S. Ershov, R. Ďurikovič, K. Kolchin and K. Myszkowski, Reverse engineering approach to appearance-based design of metallic and pearlescent paints, The Visual Computer, vol. 8-9, No.20, pages 586-599, Springer-Verlag Berlin Heidelberg, Germany, 2004.

Figure 2 shows a measured paint on a 3D model of a car (left) and rendering of BRDF calculated from composition found by solving the inverse problem for a two layer paint structure (right). 

Measured paint on a 3D model of a car (left) and the visualization of BRDF calculated from composition found by solving the inverse problem for a two layer paint structure (right). 

The two-layer paint model was used for development of software for paint design. It was reported in

S. Ershov, K. Kolchin and K. Myszkowski, Rendering Pearlescent Appearance Based on Paint-Composition Modeling, Computer Graphics Forum (Proceedings of Eurographics 2001), Manchester, UK, September 3-7, 2001, Blackwell, Oxford, 2001.

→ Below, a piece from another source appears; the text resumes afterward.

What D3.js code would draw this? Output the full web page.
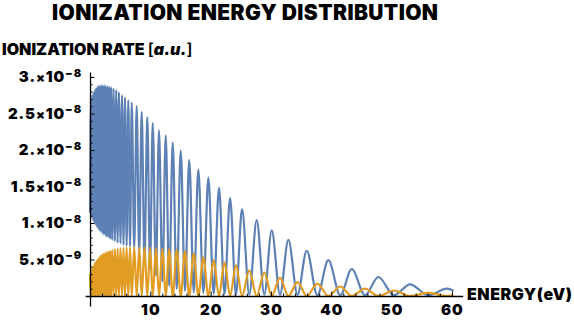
<!DOCTYPE html>
<html>
<head>
<meta charset="utf-8">
<script src="https://cdn.jsdelivr.net/npm/d3@7"></script>
<style>
  body { margin: 0; background: #fff; }
  text { font-family: Inter, Lato, Roboto, "Liberation Sans", sans-serif; font-weight: 900; fill: #000; }
</style>
</head>
<body>
<svg id="chart" width="574" height="327"></svg>
<script>
// Ionization rate vs. photoelectron energy, two channels.
// Energies in eV; rates in units of 1e-8 (arbitrary units).
const RATE_UNIT = 1e-8;

// Energies of the blue maxima (= orange minima)
const blueMaxE = [0.15, 0.4, 0.65, 0.9, 1.15, 1.4, 1.65, 1.9, 2.15, 2.4, 2.65, 2.9,
  3.2, 3.5, 3.9, 4.35, 4.8, 5.3, 5.8, 6.35, 6.92,
  7.74, 8.57, 9.5, 10.4, 11.44, 12.55, 13.71, 15.04, 16.45, 17.96, 19.62, 21.39,
  23.22, 25.21, 27.64, 30.13, 32.89, 35.94, 39.52, 43.4, 47.81, 53.07, 59.2];
// Energies of the blue minima (= orange maxima), including both curve ends
const blueMinE = [0.0, 0.27, 0.52, 0.77, 1.02, 1.27, 1.52, 1.77, 2.02, 2.27, 2.52, 2.77,
  3.05, 3.35, 3.7, 4.12, 4.57, 5.05, 5.55, 6.07, 6.63,
  7.33, 8.15, 9.03, 9.95, 10.92, 12.0, 13.13, 14.37, 15.75, 17.2, 18.79, 20.5,
  22.3, 24.2, 26.4, 28.9, 31.5, 34.4, 37.7, 41.5, 45.6, 50.4, 56.1, 60.3];

const blueMaxV = [2.70, 2.76, 2.80, 2.84, 2.86, 2.88, 2.89, 2.89, 2.89, 2.89, 2.88, 2.88,
  2.87, 2.86, 2.84, 2.82, 2.79, 2.75, 2.72, 2.68, 2.65,
  2.60, 2.52, 2.45, 2.37, 2.27, 2.20, 2.10, 1.99, 1.86, 1.73, 1.62, 1.48,
  1.34, 1.19, 1.04, 0.90, 0.77, 0.62, 0.49, 0.37, 0.26, 0.16, 0.10];
const blueMinV = [1.14, 1.08, 1.03, 0.99, 0.96, 0.93, 0.90, 0.88, 0.86, 0.84, 0.83, 0.81,
  0.80, 0.78, 0.77, 0.75, 0.73, 0.72, 0.70, 0.69, 0.68,
  0.66, 0.58, 0.45, 0.36, 0.28, 0.20, 0.14, 0.10, 0.07, 0.05, 0.04, 0.03,
  0.03, 0.02, 0.02, 0.02, 0.02, 0.02, 0.01, 0.01, 0.01, 0.01, 0.01, 0.07];

const orangeMaxV = [0.30, 0.36, 0.41, 0.45, 0.48, 0.50, 0.53, 0.55, 0.57, 0.58, 0.59, 0.60,
  0.61, 0.62, 0.63, 0.64, 0.65, 0.655, 0.66, 0.665, 0.67,
  0.67, 0.67, 0.665, 0.66, 0.655, 0.65, 0.64, 0.63, 0.61, 0.58, 0.53, 0.49,
  0.46, 0.42, 0.35, 0.32, 0.25, 0.19, 0.17, 0.13, 0.10, 0.075, 0.045, 0.01];
const orangeMinV = [0, 0, 0, 0, 0, 0, 0, 0, 0, 0, 0, 0,
  0, 0, 0, 0, 0, 0, 0, 0, 0,
  0, 0, 0, 0, 0, 0, 0, 0, 0, 0, 0, 0,
  0, 0, 0, 0, 0, 0, 0, 0, 0, 0, 0];

// Axis ticks
const xMajorTicks = [10, 20, 30, 40, 50, 60];
const xMinorTicks = [2, 4, 6, 8, 12, 14, 16, 18, 22, 24, 26, 28, 32, 34, 36, 38, 42, 44, 46, 48, 52, 54, 56, 58];
const yMajorTicks = [0.5e-8, 1.0e-8, 1.5e-8, 2.0e-8, 2.5e-8, 3.0e-8];
const yTickMantissa = ["5.", "1.", "1.5", "2.", "2.5", "3."];
const yTickExponent = ["\u22129", "\u22128", "\u22128", "\u22128", "\u22128", "\u22128"];
const yMinorTicks = [1e-9, 2e-9, 3e-9, 4e-9, 6e-9, 7e-9, 8e-9, 9e-9, 11e-9, 12e-9, 13e-9, 14e-9,
  16e-9, 17e-9, 18e-9, 19e-9, 21e-9, 22e-9, 23e-9, 24e-9, 26e-9, 27e-9, 28e-9, 29e-9];

const svg = d3.select("#chart");
svg.append("rect").attr("width", 574).attr("height", 327).attr("fill", "#fff");

const x = d3.scaleLinear().domain([-0.8, 61.8]).range([85.2, 462.7]);
const y = d3.scaleLinear().domain([-0.137e-8, 3.068e-8]).range([306, 72]);

function series(maxE, maxV, minE, minV) {
  const pts = maxE.map((e, i) => [e, maxV[i] * RATE_UNIT])
    .concat(minE.map((e, i) => [e, minV[i] * RATE_UNIT]));
  return pts.sort((a, b) => a[0] - b[0]);
}
const line = d3.line().x(d => x(d[0])).y(d => y(d[1])).curve(d3.curveMonotoneX);

svg.append("path")
  .datum(series(blueMaxE, blueMaxV, blueMinE, blueMinV))
  .attr("d", line).attr("fill", "none")
  .attr("stroke", "#5E81B5").attr("stroke-width", 2.2).attr("stroke-linejoin", "round");

svg.append("path")
  .datum(series(blueMinE, orangeMaxV, blueMaxE, orangeMinV))
  .attr("d", line).attr("fill", "none")
  .attr("stroke", "#E19C24").attr("stroke-width", 2.2).attr("stroke-linejoin", "round");

// Minor ticks (no labels, no axis line)
svg.append("g").attr("class", "minor").attr("transform", `translate(0,${y(0)})`)
  .call(d3.axisBottom(x).tickValues(xMinorTicks).tickSizeInner(-2.5).tickSizeOuter(0).tickFormat(""))
  .call(g => g.select(".domain").remove())
  .call(g => g.selectAll("text").remove());
svg.append("g").attr("class", "minor").attr("transform", `translate(${x(0)},0)`)
  .call(d3.axisLeft(y).tickValues(yMinorTicks).tickSizeInner(-2.5).tickSizeOuter(0).tickFormat(""))
  .call(g => g.select(".domain").remove())
  .call(g => g.selectAll("text").remove());

// Major axes (ticks point into the plot)
const xAxisG = svg.append("g").attr("transform", `translate(0,${y(0)})`)
  .call(d3.axisBottom(x).tickValues(xMajorTicks).tickSizeInner(-4.5).tickSizeOuter(0).tickPadding(8)
    .tickFormat(d3.format("d")));
const yAxisG = svg.append("g").attr("transform", `translate(${x(0)},0)`)
  .call(d3.axisLeft(y).tickValues(yMajorTicks).tickSizeInner(-4.5).tickSizeOuter(0).tickPadding(8)
    .tickFormat(""));

svg.selectAll(".domain").attr("stroke", "#000").attr("stroke-width", 1.3);
svg.selectAll(".tick line").attr("stroke", "#000").attr("stroke-width", 1);

xAxisG.selectAll(".tick text")
  .style("font-family", "Inter, Lato, Roboto, sans-serif").style("font-weight", 900)
  .attr("font-size", 15).attr("letter-spacing", 1).attr("fill", "#000");

// Scientific-notation y labels: mantissa × 10^exponent
yAxisG.selectAll(".tick text").each(function (d, i) {
  const t = d3.select(this).text(null)
    .style("font-family", "Inter, Lato, Roboto, sans-serif").style("font-weight", 900)
    .attr("font-size", 15).attr("letter-spacing", 0.9).attr("fill", "#000").attr("x", -8);
  t.append("tspan").text(yTickMantissa[i]);
  t.append("tspan").attr("font-size", 13).text("\u00d7");
  t.append("tspan").text("10");
  t.append("tspan").attr("font-size", 11).attr("dy", "-0.5em").text(yTickExponent[i]);
});

// Titles
svg.append("text").attr("x", 52).attr("y", 20)
  .attr("font-size", 21).attr("textLength", 386).attr("lengthAdjust", "spacing")
  .text("IONIZATION ENERGY DISTRIBUTION");

const yl = svg.append("text").attr("x", 2).attr("y", 55).attr("font-size", 16);
yl.append("tspan").text("IONIZATION RATE ");
yl.append("tspan").style("font-weight", 600).text("[");
yl.append("tspan").style("font-style", "italic").text("a.u.");
yl.append("tspan").style("font-weight", 600).text("]");

svg.append("text").attr("x", 467).attr("y", 300).attr("font-size", 16)
  .attr("textLength", 105).attr("lengthAdjust", "spacing").text("ENERGY(eV)");
</script>
</body>
</html>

Lighting Simulation for Colored Reflector Design

The project “Lighting Simulation for Colored Reflector Design” was done at the University of Aizu in 2002 for a company producing special colored finishes for lamp reflectors. These finishes are used to color light coming from lamps in stores with the aim to affect the appearance of goods in a desired direction, such as to stress freshness of fish and meat. The projects included

  • perceptually correct visualization of lighting simulation results
  • spectral lighting simulation for a lamp with a reflector and an object lit up by them
  • rendering of optically complex objects upon spectral lighting simulation 

For the first problem, the model of human visual system by Pattanaik et al. (reported on the conference Siggraph 1998) was implemented. Fig.3 below illustrates the situation when an object (gray fish) is lit up by a standard incandescent lamp (without any special reflectors). When the results of lighting simulation are shown on monitor "as is", that is, without inclusion of perception effects, the resulting image looks too orange (left), while after applying the human vision model, it looks more realistic, which simulates 'chromatic adaptation effect.' The effect refers to the tendency of the human eye to consider prevailing illuminant as white. 

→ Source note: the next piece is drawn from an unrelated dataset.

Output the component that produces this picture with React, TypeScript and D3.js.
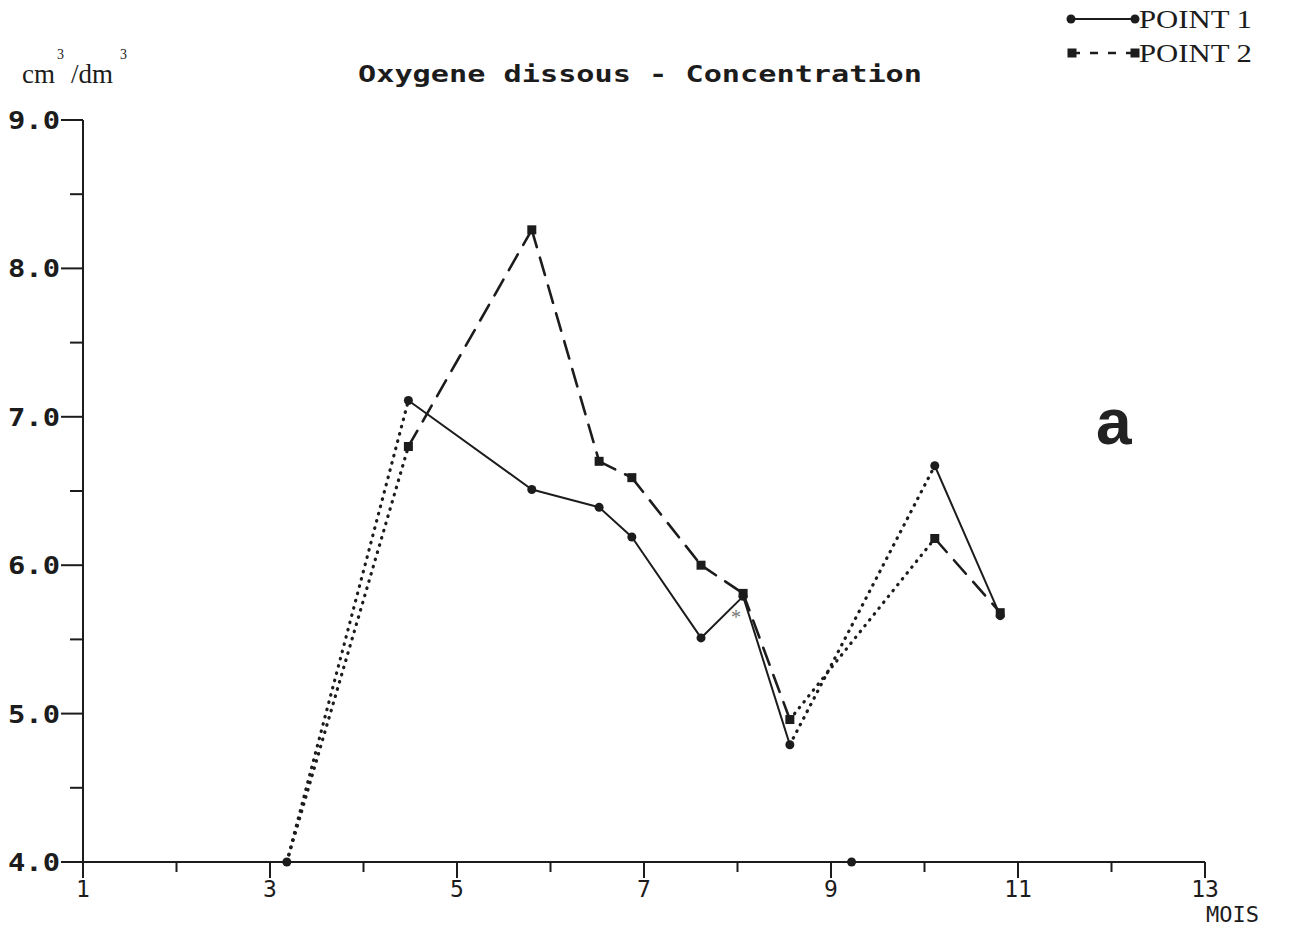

Simulation of chromatic adaptation effect. 

The second and third problems were tackled by developing photometrically correct combined RGB-spectral Monte-Carlo ray tracing.


Simulation of Glare Effects of Photographic Filters and Stops

R. Durikovic and K. Kolchin, Physically Based Model of Photographic Effects for Night and Day Scenes, The journal of Three Dimensional Images, 15, 4, 119-124, 2001.